§ **SOURCE DATA**:
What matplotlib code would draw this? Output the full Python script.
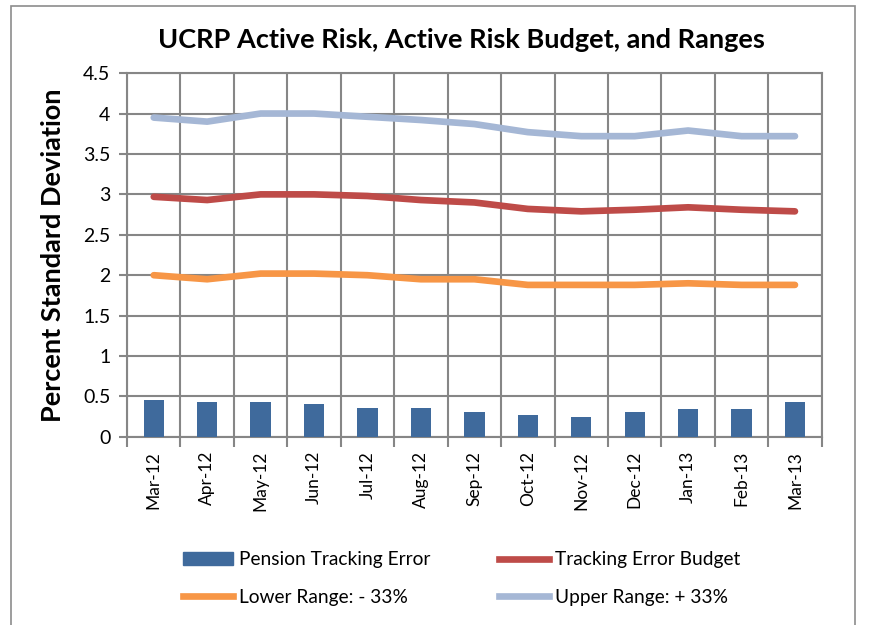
import numpy as np
import matplotlib.pyplot as plt
from matplotlib.patches import Patch, Rectangle
from matplotlib.lines import Line2D

plt.rcParams['font.family'] = ['Lato', 'DejaVu Sans']

months = ['Mar-12', 'Apr-12', 'May-12', 'Jun-12', 'Jul-12', 'Aug-12', 'Sep-12',
          'Oct-12', 'Nov-12', 'Dec-12', 'Jan-13', 'Feb-13', 'Mar-13']
pension_te = [0.46, 0.43, 0.43, 0.41, 0.36, 0.36, 0.31, 0.27, 0.25, 0.31, 0.34, 0.34, 0.43]
te_budget = [2.97, 2.93, 3.00, 3.00, 2.98, 2.93, 2.90, 2.82, 2.79, 2.81, 2.84, 2.81, 2.79]
lower_range = [2.00, 1.95, 2.02, 2.02, 2.00, 1.95, 1.95, 1.88, 1.88, 1.88, 1.90, 1.88, 1.88]
upper_range = [3.95, 3.90, 4.00, 4.00, 3.96, 3.92, 3.87, 3.77, 3.72, 3.72, 3.79, 3.72, 3.72]

c_bar = '#3F6A9C'
c_budget = '#BE4B48'
c_lower = '#F79646'
c_upper = '#A5B7D5'
c_grid = '#868686'

fig = plt.figure(figsize=(8.76, 6.25), dpi=100)
# outer chart border
fig.patches.append(Rectangle((0.012, -0.01), 0.964, 1.0, transform=fig.transFigure,
                             fill=False, edgecolor='#8c8c8c', lw=1.2))
ax = fig.add_axes([0.145, 0.301, 0.793, 0.582])

x = np.arange(len(months))
ax.bar(x, pension_te, width=0.38, color=c_bar, zorder=3)
ax.plot(x, te_budget, color=c_budget, lw=4.8, solid_capstyle='round', zorder=4)
ax.plot(x, lower_range, color=c_lower, lw=4.8, solid_capstyle='round', zorder=4)
ax.plot(x, upper_range, color=c_upper, lw=4.8, solid_capstyle='round', zorder=4)

ax.set_xlim(-0.5, len(months) - 0.5)
ax.set_ylim(0, 4.5)
ax.set_yticks(np.arange(0, 4.51, 0.5))
ax.set_yticklabels(['0', '0.5', '1', '1.5', '2', '2.5', '3', '3.5', '4', '4.5'])
ax.set_xticks(x)
ax.set_xticklabels(months, rotation=90)
ax.set_xticks(np.arange(-0.5, len(months)), minor=True)

ax.tick_params(axis='x', which='major', length=0, labelsize=12.5, pad=10)
ax.tick_params(axis='x', which='minor', length=7, width=1.5, color=c_grid, direction='out')
ax.tick_params(axis='y', length=6, width=1.5, color=c_grid, labelsize=14, pad=6)

ax.grid(True, which='major', axis='y', color=c_grid, lw=1.5, zorder=0)
ax.grid(True, which='minor', axis='x', color=c_grid, lw=1.5, zorder=0)
for s in ax.spines.values():
    s.set_color(c_grid)
    s.set_linewidth(1.5)

ax.set_ylabel('Percent Standard Deviation', fontsize=19.5, fontweight='bold', labelpad=13)
fig.suptitle('UCRP Active Risk, Active Risk Budget, and Ranges', fontsize=19.5,
             fontweight='bold', x=0.527, y=0.936, va='center')

handles = [Patch(color=c_bar), Line2D([], [], color=c_lower, lw=4.8),
           Line2D([], [], color=c_budget, lw=4.8), Line2D([], [], color=c_upper, lw=4.8)]
labels = ['Pension Tracking Error', 'Lower Range: - 33%', 'Tracking Error Budget',
          'Upper Range: + 33%']
fig.legend(handles, labels, ncol=2, loc='center', bbox_to_anchor=(0.527, 0.074),
           frameon=False, fontsize=13.8, handlelength=2.6, columnspacing=3.6,
           labelspacing=1.08, handletextpad=0.3)

fig.savefig('out.png', dpi=100)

§ **TO BE DONE**: Every line from the start of the listing above through the line with "color=c_grid, labelsize=14, pad=6)" should be repeated exactly; skip the pictures and add nothing else.

§ **TASK ANSWER**:
What matplotlib code would draw this? Output the full Python script.
import numpy as np
import matplotlib.pyplot as plt
from matplotlib.patches import Patch, Rectangle
from matplotlib.lines import Line2D

plt.rcParams['font.family'] = ['Lato', 'DejaVu Sans']

months = ['Mar-12', 'Apr-12', 'May-12', 'Jun-12', 'Jul-12', 'Aug-12', 'Sep-12',
          'Oct-12', 'Nov-12', 'Dec-12', 'Jan-13', 'Feb-13', 'Mar-13']
pension_te = [0.46, 0.43, 0.43, 0.41, 0.36, 0.36, 0.31, 0.27, 0.25, 0.31, 0.34, 0.34, 0.43]
te_budget = [2.97, 2.93, 3.00, 3.00, 2.98, 2.93, 2.90, 2.82, 2.79, 2.81, 2.84, 2.81, 2.79]
lower_range = [2.00, 1.95, 2.02, 2.02, 2.00, 1.95, 1.95, 1.88, 1.88, 1.88, 1.90, 1.88, 1.88]
upper_range = [3.95, 3.90, 4.00, 4.00, 3.96, 3.92, 3.87, 3.77, 3.72, 3.72, 3.79, 3.72, 3.72]

c_bar = '#3F6A9C'
c_budget = '#BE4B48'
c_lower = '#F79646'
c_upper = '#A5B7D5'
c_grid = '#868686'

fig = plt.figure(figsize=(8.76, 6.25), dpi=100)
# outer chart border
fig.patches.append(Rectangle((0.012, -0.01), 0.964, 1.0, transform=fig.transFigure,
                             fill=False, edgecolor='#8c8c8c', lw=1.2))
ax = fig.add_axes([0.145, 0.301, 0.793, 0.582])

x = np.arange(len(months))
ax.bar(x, pension_te, width=0.38, color=c_bar, zorder=3)
ax.plot(x, te_budget, color=c_budget, lw=4.8, solid_capstyle='round', zorder=4)
ax.plot(x, lower_range, color=c_lower, lw=4.8, solid_capstyle='round', zorder=4)
ax.plot(x, upper_range, color=c_upper, lw=4.8, solid_capstyle='round', zorder=4)

ax.set_xlim(-0.5, len(months) - 0.5)
ax.set_ylim(0, 4.5)
ax.set_yticks(np.arange(0, 4.51, 0.5))
ax.set_yticklabels(['0', '0.5', '1', '1.5', '2', '2.5', '3', '3.5', '4', '4.5'])
ax.set_xticks(x)
ax.set_xticklabels(months, rotation=90)
ax.set_xticks(np.arange(-0.5, len(months)), minor=True)

ax.tick_params(axis='x', which='major', length=0, labelsize=12.5, pad=10)
ax.tick_params(axis='x', which='minor', length=7, width=1.5, color=c_grid, direction='out')
ax.tick_params(axis='y', length=6, width=1.5, color=c_grid, labelsize=14, pad=6)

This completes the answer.